If Florida House Speaker Johnny Byrd gets his way, taxpayers in the state that can't find its dependent children, can't pay its school teachers a living wage and thinks mass transit is a minibus service connecting malls and a few nursing homes will start spending money on telemarketing calls to tell us all what a great job the legislature is doing.

I can hear it now.

CALLER: Mr. Brackwell?

ME: Glidewell.

CALLER: Gladwell?

ME: Glidewell.

CALLER: Gildwell?

ME: Whatever.

CALLER: How are you today?

ME: Not that you really care, but actually I was just sitting down to eat dinner and discussing with my wife the State of Florida's terrible road system.

CALLER: That's nice.
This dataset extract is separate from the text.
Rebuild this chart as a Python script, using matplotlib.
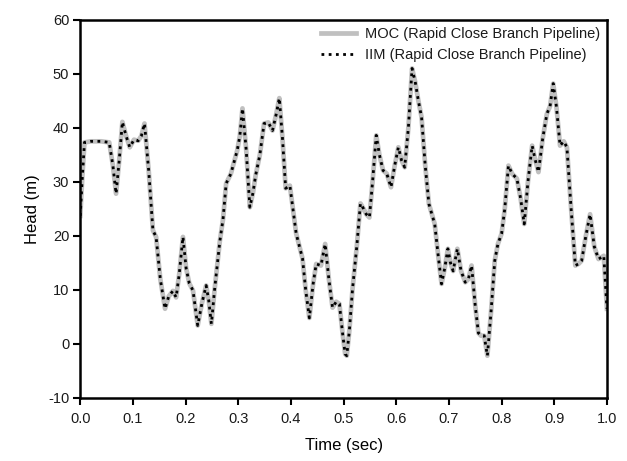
import numpy as np
import matplotlib.pyplot as plt

plt.rcParams['font.family'] = ['Liberation Sans', 'DejaVu Sans']
plt.rcParams['text.color'] = '#1a1a1a'
plt.rcParams['axes.unicode_minus'] = False

# pressure head at the valve, rapid closure of a branched pipeline
time = [0.000, 0.004, 0.008, 0.020, 0.040, 0.055, 0.062, 0.068, 0.074, 0.080,
        0.087, 0.094, 0.102, 0.110, 0.116, 0.122, 0.130, 0.138, 0.144, 0.152,
        0.161, 0.168, 0.176, 0.182, 0.188, 0.195, 0.201, 0.207, 0.214, 0.223,
        0.231, 0.239, 0.244, 0.249, 0.255, 0.265, 0.271, 0.277, 0.286, 0.298,
        0.303, 0.308, 0.315, 0.322, 0.328, 0.333, 0.341, 0.349, 0.357, 0.365,
        0.372, 0.378, 0.384, 0.390, 0.398, 0.410, 0.422, 0.428, 0.435, 0.442,
        0.448, 0.457, 0.465, 0.472, 0.479, 0.486, 0.492, 0.498, 0.503, 0.506,
        0.511, 0.517, 0.525, 0.532, 0.538, 0.543, 0.549, 0.555, 0.562, 0.568,
        0.575, 0.582, 0.590, 0.597, 0.604, 0.610, 0.616, 0.623, 0.630, 0.636,
        0.642, 0.648, 0.655, 0.662, 0.673, 0.680, 0.686, 0.692, 0.698, 0.703,
        0.708, 0.712, 0.716, 0.723, 0.731, 0.737, 0.743, 0.750, 0.756, 0.761,
        0.767, 0.773, 0.780, 0.787, 0.793, 0.800, 0.806, 0.813, 0.820, 0.829,
        0.836, 0.843, 0.850, 0.858, 0.864, 0.870, 0.878, 0.886, 0.892, 0.898,
        0.904, 0.911, 0.918, 0.924, 0.932, 0.940, 0.946, 0.952, 0.960, 0.968,
        0.976, 0.984, 0.994, 1.000]

head_moc = [23.7, 31.0, 37.3, 37.5, 37.5, 37.3, 33.0, 27.8, 34.0, 41.1,
            38.5, 36.4, 37.8, 37.6, 38.5, 40.8, 32.0, 21.0, 19.8, 12.0,
            6.5, 8.8, 9.8, 8.6, 13.0, 19.8, 14.0, 11.2, 9.9, 3.4,
            7.5, 10.8, 8.0, 3.7, 10.0, 19.0, 23.0, 29.7, 31.5, 35.8,
            38.5, 43.6, 36.0, 25.3, 28.0, 31.2, 35.0, 40.8, 41.0, 39.5,
            42.5, 45.5, 38.0, 28.8, 29.3, 20.4, 15.8, 10.0, 4.8, 11.0,
            14.8, 14.5, 18.5, 12.0, 6.7, 7.8, 7.4, 2.0, -1.9, -2.2,
            2.5, 10.2, 18.0, 26.0, 25.0, 24.0, 23.4, 30.0, 38.6, 35.0,
            32.1, 31.5, 29.0, 33.0, 36.4, 34.0, 32.7, 40.0, 51.0, 48.5,
            45.0, 42.0, 33.0, 25.9, 22.2, 16.0, 11.1, 14.0, 17.6, 15.0,
            13.5, 15.5, 17.6, 13.5, 11.4, 12.0, 14.5, 7.0, 2.0, 1.5,
            1.5, -2.2, 6.0, 15.4, 18.5, 20.4, 25.0, 33.0, 31.5, 30.6,
            27.0, 22.2, 30.0, 36.7, 34.0, 31.8, 38.0, 42.6, 44.0, 48.2,
            44.0, 36.7, 37.5, 36.4, 25.0, 14.5, 14.8, 15.4, 20.0, 24.0,
            18.0, 15.7, 16.3, 6.5]

head_iim = list(head_moc)

fig, ax = plt.subplots(figsize=(6.27, 4.61), dpi=100)
fig.subplots_adjust(left=0.128, right=0.968, top=0.957, bottom=0.137)

ax.plot(time, head_moc, color='#c0c0c0', lw=3.4, solid_joinstyle='round',
        label='MOC (Rapid Close Branch Pipeline)')
ax.plot(time, head_iim, color='black', lw=2.0, ls=(0, (1, 1.6)),
        label='IIM (Rapid Close Branch Pipeline)')

ax.set_xlim(0, 1.0)
ax.set_ylim(-10, 60)
ax.set_xticks(np.arange(0, 1.01, 0.1))
ax.set_xticklabels([f'{v:.1f}' for v in np.arange(0, 1.01, 0.1)])
ax.set_yticks(np.arange(-10, 61, 10))

for s in ax.spines.values():
    s.set_linewidth(1.8)
ax.tick_params(direction='out', length=5, width=1.5, labelsize=10.5,
               colors='black', labelcolor='#1a1a1a')
ax.tick_params(axis='x', pad=5)
ax.tick_params(axis='y', pad=3)

ax.set_xlabel('Time (sec)', fontsize=12, labelpad=9)
ax.set_ylabel('Head (m)', fontsize=12, labelpad=6)

ax.legend(loc='upper right', frameon=False, fontsize=10.5, handlelength=2.4,
          handletextpad=0.55, borderaxespad=0.1, labelspacing=0.45,
          bbox_to_anchor=(1.0, 1.0))

fig.savefig('out.png', dpi=100)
I'm just calling to tell you what a wonderful job your state legislator, er . . . Mr., I mean Mrs., I mean Ms. . . . uh . . . anyhow, what a wonderful job he or she is doing and how hard he or she is working so that the citizens of the state will no longer have to glop up the constitution with bogus amendments to accomplish what the legislature can't.

ME: Click.

What's that you say? The story reported by the Associated Press and the Palm Beach Post actually says the calls will be pre-recorded?

Oh. Then it will go more like this:

CALLER: Hi . . . I'm just working in your area painting a few houses and paving a few driveways and passing the odd piece of legislation and thought I would take just a minute to tell you about my accomplishments and some specials we have going on. As you may know I (legislator's name inserted in different voice) have worked long and hard for veterans, infants, the elderly, pregnant pigs, pure water and, oh yes, since the State of the Union speech, hydrogen-powered cars, and . . .

ME: Click.

Rep. Douglas Wiles of St. Augustine, as quoted by the Associated Press, hit the nail right on the head as far as I am concerned. He said he is worried that the plan is political and designed primarily for "incumbent protection."

Is any legislator's tape going to say, "I know we dropped the ball on prescription prices for seniors, health care for the indigent, proper management of the state's universities, but we did have a lot of great meals paid for by lobbyists, took a couple of really keen hunting trips and voted to install this system so we can tell you our version of things without all those pesky reporters getting in the way and pointing out how we are lying."

A spokesman for Byrd assures us that the money would come out of this year's budget for house expenses.

I am not comforted.

There is a federal law, honored mostly in the breech, against pre-recorded telephone solicitations to residential lines, but, alas, those made by political campaigns and by government are exempt from the law to which nobody pays any attention anyway.

If I'm going to start getting political propaganda calls from my legislators, I want someone to force them to make the calls in person, so I can have the pleasure of hanging up on them personally, and in a highly personalized fashion.

* * *

And, since I began this column making fun of people butchering names, it's only just for me to confess my own sins in that department. I worked long and hard to make sure that I correctly spelled the last name of a Bucs fan who works at my friendly local bank branch and then, despite that I have known her for 18 years and read her name placard at least once a week for all of those years, misspelled her first name. It is Janie, not Jamie Stephens.

Sorry, Janie.

Go Bucs.

And with any luck that is the last time I will ever have to mention professional football in my career.